I guess it is because I am busy ….. the days seem to zip by.

I always want to make sure that I enjoy every second ….

Or at least TRY…..

How about you?

Even with our hectic schedules …..

We should always try to take a couple of minutes here and there to be relaxed and calm, reflect and make perfect those next moments.

Part of my morning ritual or routine is writing in a gratitude journal.

I have found it is a great way to begin the day ….

Somehow just by recording those thoughts and words, it brings them to life.

Don’t you always find that when you write something down ….. it becomes real.

For me, it does…..

Now sometimes those things manifest in different ways.

Sometimes I do not quite understand, but I do know that by remaining positive and joyful, my life is becoming the things of my dreams.

Does that make sense?

So on this Thursday ….. remember to take a few minutes just for you.

Sit down, lie down ….. walk or whatever is calming for you.  Just be still.

Smile, be happy and think good thoughts.

Think about how you want your life to be.

Use your imagination …

Have a great day.

Special Hello:  To all My AMERICAN friends ….. have a Happy Thanksgiving.

Always, Carol

Thought for the day…..

Good Monday Morning Everyone !

I was reminded by a thought when I was in bed last night of something that happened to me when I was a little girl.

This event changed my life forever.

It made me realize that I can do anything ….

If you have read the book “THE SECRET” ……

Then you have heard or read the term “Thoughts become Things” ….

This is so true.

So funny that I have read the book so many times and have been practicing the positive feelings and outlook.
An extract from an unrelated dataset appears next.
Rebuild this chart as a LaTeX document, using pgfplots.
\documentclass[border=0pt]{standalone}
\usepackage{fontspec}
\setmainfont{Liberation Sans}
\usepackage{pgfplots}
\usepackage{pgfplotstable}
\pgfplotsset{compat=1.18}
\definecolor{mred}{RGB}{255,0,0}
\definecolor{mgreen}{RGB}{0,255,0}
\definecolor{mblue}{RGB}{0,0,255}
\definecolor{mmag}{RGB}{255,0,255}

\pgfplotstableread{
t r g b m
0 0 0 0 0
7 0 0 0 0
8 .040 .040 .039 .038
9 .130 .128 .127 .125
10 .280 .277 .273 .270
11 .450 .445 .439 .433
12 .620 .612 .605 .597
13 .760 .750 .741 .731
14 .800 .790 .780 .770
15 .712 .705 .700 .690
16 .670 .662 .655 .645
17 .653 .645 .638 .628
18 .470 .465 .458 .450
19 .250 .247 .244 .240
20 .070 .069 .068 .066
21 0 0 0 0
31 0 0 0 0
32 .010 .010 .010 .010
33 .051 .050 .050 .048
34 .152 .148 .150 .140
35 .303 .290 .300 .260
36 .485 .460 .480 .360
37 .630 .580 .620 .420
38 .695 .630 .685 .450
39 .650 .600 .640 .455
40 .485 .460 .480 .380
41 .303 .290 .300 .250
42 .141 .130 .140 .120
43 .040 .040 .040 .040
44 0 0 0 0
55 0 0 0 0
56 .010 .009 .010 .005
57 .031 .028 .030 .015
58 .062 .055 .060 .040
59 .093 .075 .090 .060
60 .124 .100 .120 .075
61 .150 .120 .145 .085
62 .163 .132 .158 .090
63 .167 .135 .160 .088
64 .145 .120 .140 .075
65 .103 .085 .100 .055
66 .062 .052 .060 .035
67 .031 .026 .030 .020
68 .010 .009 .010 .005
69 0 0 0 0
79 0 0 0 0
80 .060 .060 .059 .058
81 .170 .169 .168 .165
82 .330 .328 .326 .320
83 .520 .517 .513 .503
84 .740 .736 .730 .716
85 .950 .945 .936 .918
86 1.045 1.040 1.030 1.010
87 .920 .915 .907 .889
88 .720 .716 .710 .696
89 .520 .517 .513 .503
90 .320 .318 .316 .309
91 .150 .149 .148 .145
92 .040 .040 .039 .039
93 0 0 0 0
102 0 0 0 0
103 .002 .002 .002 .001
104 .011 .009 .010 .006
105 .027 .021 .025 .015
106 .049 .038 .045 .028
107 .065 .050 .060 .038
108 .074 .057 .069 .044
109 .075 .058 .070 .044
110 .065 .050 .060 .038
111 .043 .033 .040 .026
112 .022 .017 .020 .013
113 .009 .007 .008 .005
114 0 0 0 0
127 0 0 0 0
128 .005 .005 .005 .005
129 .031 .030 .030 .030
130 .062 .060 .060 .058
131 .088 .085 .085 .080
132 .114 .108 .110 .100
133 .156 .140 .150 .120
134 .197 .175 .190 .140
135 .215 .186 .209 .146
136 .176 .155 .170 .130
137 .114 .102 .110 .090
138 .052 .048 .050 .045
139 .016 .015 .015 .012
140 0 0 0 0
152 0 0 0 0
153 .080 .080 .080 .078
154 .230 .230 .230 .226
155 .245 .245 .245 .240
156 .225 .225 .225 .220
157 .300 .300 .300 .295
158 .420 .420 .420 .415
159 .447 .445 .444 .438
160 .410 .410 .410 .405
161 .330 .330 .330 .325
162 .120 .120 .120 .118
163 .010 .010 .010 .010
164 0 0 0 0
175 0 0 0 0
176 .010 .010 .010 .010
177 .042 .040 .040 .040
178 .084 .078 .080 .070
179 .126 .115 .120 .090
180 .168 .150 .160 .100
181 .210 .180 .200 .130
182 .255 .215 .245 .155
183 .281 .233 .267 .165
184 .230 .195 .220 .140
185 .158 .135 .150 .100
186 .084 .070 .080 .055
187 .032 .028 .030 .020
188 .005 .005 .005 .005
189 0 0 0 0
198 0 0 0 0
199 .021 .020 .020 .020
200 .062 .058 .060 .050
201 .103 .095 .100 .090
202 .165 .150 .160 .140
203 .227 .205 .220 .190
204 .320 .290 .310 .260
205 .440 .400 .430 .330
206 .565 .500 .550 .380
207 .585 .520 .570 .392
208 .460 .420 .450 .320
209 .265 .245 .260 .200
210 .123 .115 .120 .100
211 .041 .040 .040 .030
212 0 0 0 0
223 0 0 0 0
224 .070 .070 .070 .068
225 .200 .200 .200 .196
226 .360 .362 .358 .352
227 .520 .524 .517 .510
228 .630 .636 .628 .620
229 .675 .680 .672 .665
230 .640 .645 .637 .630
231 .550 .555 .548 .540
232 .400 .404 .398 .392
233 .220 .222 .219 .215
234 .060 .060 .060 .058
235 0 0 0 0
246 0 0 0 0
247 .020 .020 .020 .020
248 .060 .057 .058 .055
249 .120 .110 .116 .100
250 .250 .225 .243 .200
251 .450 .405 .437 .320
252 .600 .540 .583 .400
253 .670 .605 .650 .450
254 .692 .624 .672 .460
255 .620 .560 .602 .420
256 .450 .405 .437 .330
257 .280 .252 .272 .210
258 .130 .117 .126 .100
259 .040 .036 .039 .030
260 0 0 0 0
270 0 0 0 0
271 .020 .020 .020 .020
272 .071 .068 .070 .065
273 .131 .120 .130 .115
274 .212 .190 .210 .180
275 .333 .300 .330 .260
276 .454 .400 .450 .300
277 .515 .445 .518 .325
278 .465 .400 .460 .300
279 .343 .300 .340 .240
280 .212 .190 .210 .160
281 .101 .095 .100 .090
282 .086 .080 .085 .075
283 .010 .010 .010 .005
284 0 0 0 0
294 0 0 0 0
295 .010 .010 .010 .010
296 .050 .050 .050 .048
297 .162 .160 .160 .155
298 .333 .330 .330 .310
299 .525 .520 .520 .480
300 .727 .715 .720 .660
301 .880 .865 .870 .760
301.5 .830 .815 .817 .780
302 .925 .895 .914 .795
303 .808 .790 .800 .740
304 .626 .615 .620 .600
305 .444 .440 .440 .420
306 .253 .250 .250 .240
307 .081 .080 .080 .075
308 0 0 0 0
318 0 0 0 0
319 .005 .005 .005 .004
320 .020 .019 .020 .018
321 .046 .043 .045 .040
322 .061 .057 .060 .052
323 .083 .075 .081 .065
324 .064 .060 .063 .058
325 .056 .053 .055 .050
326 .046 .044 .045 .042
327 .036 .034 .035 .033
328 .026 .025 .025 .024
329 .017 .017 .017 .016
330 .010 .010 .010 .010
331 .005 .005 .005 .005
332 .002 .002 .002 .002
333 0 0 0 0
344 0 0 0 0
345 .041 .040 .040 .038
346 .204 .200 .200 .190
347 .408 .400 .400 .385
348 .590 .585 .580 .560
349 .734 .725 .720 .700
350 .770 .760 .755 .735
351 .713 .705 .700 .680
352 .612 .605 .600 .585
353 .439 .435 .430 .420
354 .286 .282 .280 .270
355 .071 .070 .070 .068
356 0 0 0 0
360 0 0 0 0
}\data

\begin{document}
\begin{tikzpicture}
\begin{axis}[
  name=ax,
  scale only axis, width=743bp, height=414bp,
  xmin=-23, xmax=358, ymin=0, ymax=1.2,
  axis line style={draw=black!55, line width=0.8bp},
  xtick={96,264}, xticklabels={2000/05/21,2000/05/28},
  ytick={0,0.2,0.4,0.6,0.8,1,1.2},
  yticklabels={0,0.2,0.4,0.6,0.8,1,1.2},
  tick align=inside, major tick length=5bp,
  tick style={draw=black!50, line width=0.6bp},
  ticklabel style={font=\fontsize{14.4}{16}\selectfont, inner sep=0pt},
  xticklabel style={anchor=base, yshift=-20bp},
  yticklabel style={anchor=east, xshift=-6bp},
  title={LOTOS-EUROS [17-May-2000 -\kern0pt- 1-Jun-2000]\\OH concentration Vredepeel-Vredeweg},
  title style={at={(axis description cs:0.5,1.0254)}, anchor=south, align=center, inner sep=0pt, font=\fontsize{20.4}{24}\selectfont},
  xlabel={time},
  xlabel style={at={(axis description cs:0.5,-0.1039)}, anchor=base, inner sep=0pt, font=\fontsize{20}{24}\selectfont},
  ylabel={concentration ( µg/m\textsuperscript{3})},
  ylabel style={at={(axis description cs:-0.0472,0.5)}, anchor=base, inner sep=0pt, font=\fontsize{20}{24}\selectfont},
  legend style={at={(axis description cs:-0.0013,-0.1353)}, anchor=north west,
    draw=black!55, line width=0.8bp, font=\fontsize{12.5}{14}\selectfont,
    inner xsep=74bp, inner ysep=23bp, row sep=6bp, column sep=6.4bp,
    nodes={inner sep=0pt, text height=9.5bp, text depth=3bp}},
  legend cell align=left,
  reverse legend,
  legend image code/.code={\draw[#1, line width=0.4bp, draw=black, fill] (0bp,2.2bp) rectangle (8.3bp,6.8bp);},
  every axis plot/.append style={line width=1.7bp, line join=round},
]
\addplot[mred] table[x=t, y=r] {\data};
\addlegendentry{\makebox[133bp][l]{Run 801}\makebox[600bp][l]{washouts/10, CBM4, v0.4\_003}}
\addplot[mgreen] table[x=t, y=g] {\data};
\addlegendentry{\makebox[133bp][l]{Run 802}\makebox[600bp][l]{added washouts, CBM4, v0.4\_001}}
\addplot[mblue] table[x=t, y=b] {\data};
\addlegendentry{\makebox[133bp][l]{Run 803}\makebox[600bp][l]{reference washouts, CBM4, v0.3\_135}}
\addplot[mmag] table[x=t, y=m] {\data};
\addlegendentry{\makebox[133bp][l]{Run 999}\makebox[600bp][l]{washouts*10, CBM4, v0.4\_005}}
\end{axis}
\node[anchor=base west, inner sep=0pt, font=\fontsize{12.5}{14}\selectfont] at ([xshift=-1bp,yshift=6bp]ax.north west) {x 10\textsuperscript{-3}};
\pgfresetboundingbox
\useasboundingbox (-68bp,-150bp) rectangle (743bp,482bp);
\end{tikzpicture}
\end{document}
I have read all of the amazing stories of people who using the Law of Attraction have brought miracles of all description into their lives.

Only I had not remembered yet about my miracle.

I can use my mind and my thoughts to create the life that I want ….

Dream BIG.

I am so blessed and I am so grateful.

So on this Monday …… use your mind to create your day ….. deliberately ….. intend it.

This is the best Monday ever!

 

Special Hello to:  Linda, Mary Lynn, Pat (my coffee buddies from Regina).